Planning Season Concepts From Harvard

The Library Journal reported:

A Harvard University Task Force on University Libraries has released a report [PDF] aimed at building a 21st-century library, knitting together the university’s robust and disparate library units, collaborating with peer libraries, and emphasizing access to materials rather than acquisition.

It is budget planning season at my firm. I like to offer our firm management creative solutions for keeping costs low while offering exceptional services and maintaining a collection so lawyers a Field Law have resources at hand to find the best solutions four our client. In the decade that I have shared with my firm, I have been lucky to find creative solutions that consistently reduce our capital budget. I confess that I am running out of ideas for spending less and doing more.

Traditionally Canadian legal publishers raise prices year over year. The CALL Vendor Liaison Committee publishes the trends to assist in budget planning. I am sure it will come as no shock to Slaw readers that if there is a 5% increase, Canadian libraries are trying to figure out which 5% or more of their collections they can do without.

The Harvard Task Force Report applies to the closed system of Harvard University Libraries. Perhaps there are other closed systems that would benefit from the ideas found in the five core recommendations.

Core Recommendations

1. Establish and implement a shared administrative infrastructure.
2. Rationalize and enhance our information technology systems.
3. Revamp the financial model for the Harvard libraries.
4. Rationalize our system for acquiring, accessing, and developing materials for a “single university” collection.
5. Collaborate more ambitiously with peer libraries and other institutions.

Field libraries DO share an administrative infrastructure within our multiple locations, we do rationalize our technology systems, our financial model is sound, and we base our acquisitions on a single firm collection model. The recommendation that is available is number 5.

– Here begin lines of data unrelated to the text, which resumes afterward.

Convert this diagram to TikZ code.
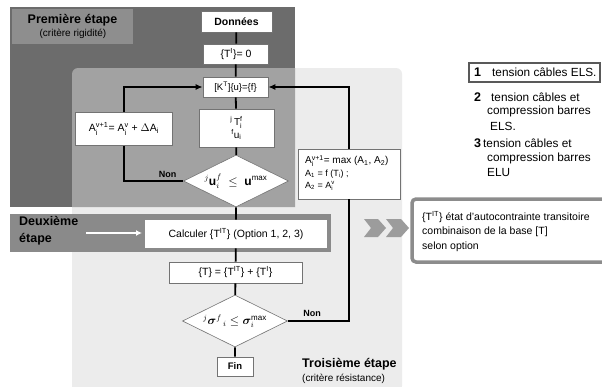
\documentclass[tikz,border=0pt]{standalone}
\usepackage{amsmath,bm}
\usepackage{fontspec}
\setmainfont{Liberation Sans}
\usetikzlibrary{shapes.geometric,arrows.meta}
\newcommand\fs[2]{\fontsize{#1}{#2}\selectfont}
\definecolor{darkp}{HTML}{6C6C6C}
\definecolor{medp}{HTML}{A2A2A2}
\definecolor{lightp}{HTML}{ECECEC}
\definecolor{labp}{HTML}{8E8E8E}
\definecolor{bandc}{HTML}{8A8A8A}
\definecolor{chev}{HTML}{9C9C9C}
\definecolor{rborder}{HTML}{8C8C8C}
\begin{document}
\begin{tikzpicture}[x=1pt,y=1pt,
  wbox/.style={draw=black!55,line width=0.6pt,fill=white,inner sep=0pt,font=\fs{10.5}{12}},
  dia/.style={diamond,draw=black!55,line width=0.6pt,fill=white,inner sep=0pt,aspect=2,minimum width=105pt,minimum height=52pt},
  conn/.style={line width=1.8pt,black},
  arr/.style={conn,-{Latex[length=7pt,width=6pt]}},
  title/.style={font=\bfseries\fs{12.5}{14},inner sep=0pt},
  subt/.style={font=\fs{10}{12},inner sep=0pt},
  nonlab/.style={font=\bfseries\fs{9}{10},inner sep=0pt},
  leg/.style={font=\fs{11.8}{13},inner sep=0pt,anchor=west},
  legn/.style={font=\bfseries\fs{12.5}{13},inner sep=0pt,anchor=west}]
\useasboundingbox (0,0) rectangle (602,-386);
\fill[white] (0,0) rectangle (602,-386);
% panels
\fill[lightp,rounded corners=6pt] (72,-68) rectangle (402,-392);
\fill[darkp] (10,-7) rectangle (295,-207);
\fill[medp] (72,-207) [rounded corners=6pt] -- (72,-68) [sharp corners] -- (295,-68) -- (295,-207) -- cycle;
\fill[labp] (12,-9) rectangle (133,-44);
\node[title] (t1) at (72.5,-20) {Première étape};
\node[subt] (t1s) at (73,-34) {(critère rigidité)};
\fill[bandc] (10,-214) rectangle (331,-252);
\node[title,anchor=west,align=left,font=\bfseries\fs{12.5}{17}] (t2) at (19,-231) {Deuxième\\étape};
\node[title,anchor=west] (t3) at (302,-364) {Troisième étape};
\node[subt,anchor=west] (t3s) at (302,-379) {(critère résistance)};
% white arrow
\coordinate (wa1) at (86,-233);
\coordinate (wa2) at (142,-233);
\draw[white,line width=2.2pt,-{Latex[length=6pt,width=6pt]}] (wa1) -- (wa2);
% flow nodes
\node[wbox,minimum width=71pt,minimum height=21pt,font=\bfseries\fs{10.5}{12}] (donnees) at (236.5,-21.5) {Données};
\node[wbox,minimum width=65pt,minimum height=20pt] (ti) at (236,-54) {\{T$^{\text{I}}$\}= 0};
\node[wbox,minimum width=65pt,minimum height=20pt,font=\fs{9.5}{11}] (kt) at (235.5,-87) {[K$^{\text{T}}$]\{u\}=\{f\}};
\node[wbox,minimum width=75pt,minimum height=38pt,align=center,font=\fs{10}{13}] (jt) at (236.5,-128) {$^{\text{j}}\,$T$_{\text{i}}^{\text{f}}$\\$^{\text{f}}$u$_{\text{i}}$};
\node[wbox,minimum width=97pt,minimum height=33pt] (abox) at (124,-129) {A$_{\text{i}}^{\text{v+1}}$= A$_{\text{i}}^{\text{v}}$ + $\Delta$A$_{\text{i}}$};
\node[dia] (d1) at (236,-181) {\fs{12}{14}$^{j}\mathbf{u}_{i}^{f}\ \leq\ \mathbf{u}^{\max}$};
\node[wbox,draw=none,minimum width=182pt,minimum height=28pt] (calc) at (236,-234) {Calculer \{T$^{\text{IT}}$\} (Option 1, 2, 3)};
\node[wbox,minimum width=133pt,minimum height=21pt] (tsum) at (235.5,-272.5) {\{T\} = \{T$^{\text{IT}}$\} + \{T$^{\text{I}}$\}};
\node[dia] (d2) at (235,-321) {\fs{12}{14}$^{j}\bm{\sigma}^{f}{}_{\,i}\leq\bm{\sigma}_{i}^{\max}$};
\node[wbox,minimum width=36pt,minimum height=19pt,font=\bfseries\fs{9.5}{11}] (fin) at (235,-366.5) {Fin};
\node[wbox,minimum width=102pt,minimum height=50pt,align=left,anchor=center] (amax) at (349,-174) {};
\node[inner sep=0pt,anchor=north west,align=left,font=\fs{9}{12.5}] (amaxt) at (305,-155)
  {{\fs{10}{12}A$_{\text{i}}^{\text{v+1}}$= max (A$_{\text{1}}$, A$_{\text{2}}$)}\\ A$_{\text{1}}$ = f (T$_{\text{i}}$) ;\\ A$_{\text{2}}$ = A$_{\text{i}}^{\text{v}}$};
% connectors
\draw[conn] (donnees) -- (ti) -- (kt) -- (jt) -- (d1) -- (calc) -- (tsum) -- (d2) -- (fin);
\draw[arr] (abox.north) |- (kt.west);
\draw[conn] (abox.south) |- (d1.west);
\draw[conn] (d2.east) -| (amax.south);
\draw[arr] (amax.north) |- (kt.east);
\node[nonlab] (non1) at (167.5,-174.5) {Non};
\node[nonlab] (non2) at (312,-313.5) {Non};
% chevrons
\fill[chev] (364,-219) -- (378,-219) -- (386,-228) -- (378,-237) -- (364,-237) -- (371,-228) -- cycle;
\fill[chev] (386,-219) -- (401,-219) -- (409,-228) -- (401,-237) -- (386,-237) -- (393,-228) -- cycle;
% right box
\draw[rborder,line width=3.5pt,fill=white,rounded corners=4pt] (412,-199) rectangle (612,-262);
\node[inner sep=0pt,anchor=north west,align=left,font=\fs{10.5}{14.5}] (rtext) at (422,-211)
  {\{T$^{\text{IT}}$\} état d'autocontrainte transitoire\\combinaison de la base [T]\\selon option};
% legend
\draw[black!65,line width=2pt] (469,-63) rectangle (600,-82);
\node[legn] (l1) at (474,-72.5) {1};
\node[leg] (l1t) at (492,-72.5) {tension câbles ELS.};
\node[legn] (l2) at (474,-97) {2};
\node[leg] (l2a) at (491,-97) {tension câbles et};
\node[leg] (l2b) at (487,-111) {compression barres};
\node[leg] (l2c) at (490,-126) {ELS.};
\node[legn] (l3) at (474,-143) {3};
\node[leg] (l3a) at (483,-143) {tension câbles et};
\node[leg] (l3b) at (487,-158) {compression barres};
\node[leg] (l3c) at (487,-172) {ELU};
\end{tikzpicture}
\end{document}
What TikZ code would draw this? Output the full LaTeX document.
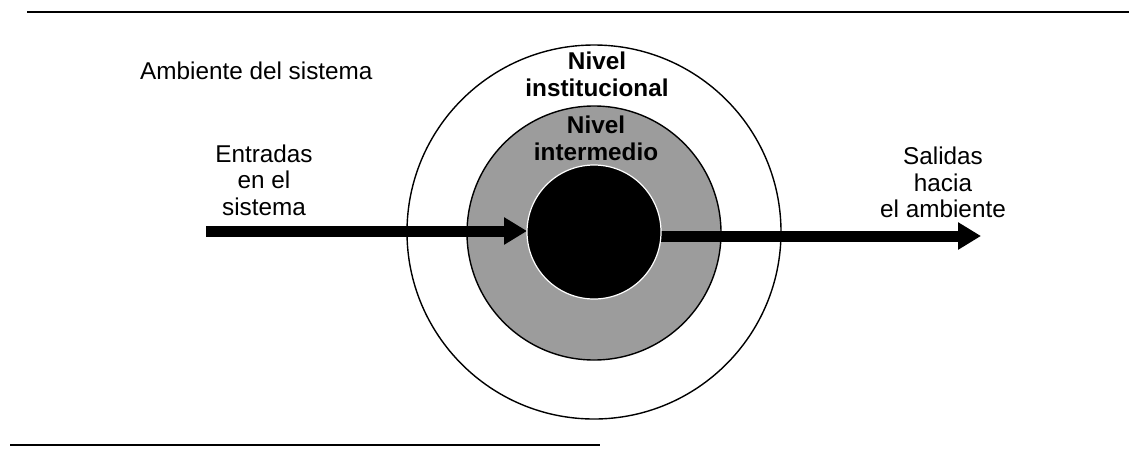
\documentclass[tikz,border=0pt]{standalone}
\usepackage{fontspec}
\setmainfont{Liberation Sans}
\usetikzlibrary{arrows.meta}
\definecolor{ringgray}{HTML}{9C9C9C}
\tikzset{
  lbl/.style={font=\fontsize{24.3pt}{26.5pt}\selectfont, inner sep=0pt, align=center},
  blbl/.style={font=\fontsize{24.3pt}{27.5pt}\selectfont\bfseries, inner sep=0pt, align=center},
  ring/.style={circle, inner sep=0pt, outer sep=0pt},
  flow/.style={line width=11pt, -{Triangle[length=23pt,width=26pt]}},
  rule/.style={line width=2.6pt}
}
\begin{document}
\begin{tikzpicture}[x=1pt,y=-1pt]
\useasboundingbox (0,0) rectangle (1129,448);
% rules
\coordinate (tl) at (27,12);
\coordinate (tr) at (1129,12);
\coordinate (bl) at (10,445);
\coordinate (br) at (600,445);
\draw[rule] (tl) -- (tr);
\draw[rule] (bl) -- (br);
% circles
\node[ring, draw=black, line width=1.4pt, minimum size=374pt] (outer) at (594,232) {};
\node[ring, draw=black, fill=ringgray, line width=1.4pt, minimum size=254pt] (mid) at (594,233) {};
% arrows
\coordinate (in) at (206,231);
\coordinate (out) at (981,236);
\node[ring, minimum size=134pt] (coreref) at (594,232) {};
\draw[flow] (in) -- (coreref.west |- in);
\draw[flow] (coreref.east |- out) -- (out);
\node[ring, fill=black, draw=white, line width=1.2pt, minimum size=134pt] (core) at (594,232) {};
% labels
\node[lbl, anchor=base west] (amb) at (140,79) {Ambiente del sistema};
\node[lbl, anchor=north] (entr) at (264,144.5) {Entradas\\en el\\sistema};
\node[lbl, anchor=north] (sal) at (943,147) {Salidas\\hacia\\el ambiente};
\node[blbl, anchor=north] (inst) at (597,51.5) {Nivel\\institucional};
\node[blbl, anchor=north] (inter) at (596,115.5) {Nivel\\intermedio};
\end{tikzpicture}
\end{document}
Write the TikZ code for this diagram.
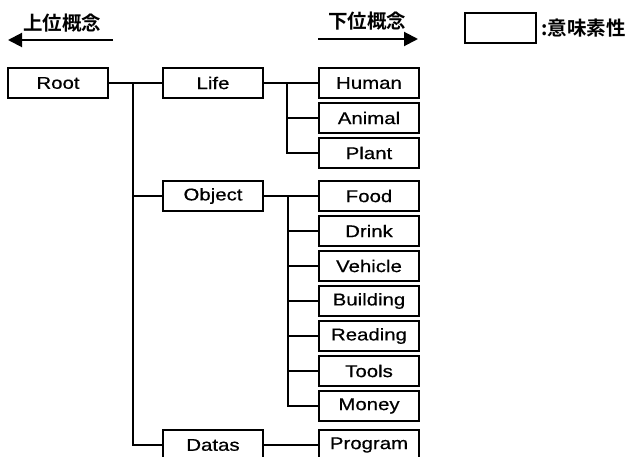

Most law firm libraries will share materials with other firm libraries by inter-library loan. My colleague at the firms downstairs and down the street often call this the “phone a friend” option. Perhaps it is time to collaborate more ambitiously?

Comments

  1. The tricky part is if everyone is reducing spending and therefore don’t have the materials to share. And subscribing to electronic rather than paper makes things difficult to share as well. Do you need to coordinate what you cut back on with the other firms to ensure there is still coverage somewhere, that you don’t all drop the same subscriptions? There was a time when the university law libraries coordinated which countries they carried in their legislation collections so that all countries of interest were collected, but they weren’t duplicating effort. Perhaps an effort like that is needed.

  2. Another consideration for private law firms is the competitive advantage of the private library. Is it appropriate to provide free access to the latest content to someone potentially on the other side of a matter?

  3. Of course: the materials themselves are neutral. The alternative would be to require everyone to buy everything.

    What the firm can’t do is compromise the clients’ confidential information.

    Lending out the books in the library wouldn’t affect that in the slightest.

    The CBA Conflicts report suggested that law librarians should not be treated as being exposed to client confidences. I would take a lot of persuading to include librarians within an ethical screen, or treat any volume in the library as having restricted access.

  4. It would be interesting to know if any small/medium-sized firms are (or have considered) creating shared libraries in order to maximize the number of resources while spreading the cost.

  5. On the other hand, this from panelist at the Law Firm Leadership conference today had me shaking my head, quoted from David Allgood, RBC Executive VP and General Counsel:

    “If we have “7 Sisters” law firms in Canada (top-ranked firms), why do we have 7 law libraries?”

    With all respect, I don’t think he realizes the increasing role libraries and library staff play in the firms, beyond making books accessible. If a joint library were sufficient for firms, they would be using the law society libraries.

    This idea surfaces every dozen years or so, and I have yet to see a proposed business model that would satisfy the firms involved.

  6. A colleague form another firm and I and in the same building are tossing about the idea of informally sharing “nice to have” titles on a trial basis. Apart from all of the other issues surrounding print resource sharing agreements, the fact remains that if we share some things, that requires an extra (time consuming?) administrative layer over part of the collection.

    This plan could never take the place of having a good core collection on site and for in house use. Sharing parts of a collection could also never compensate for each organization having its own library staff as “trusted advisor”

    Simon made a good point about materials being neutral.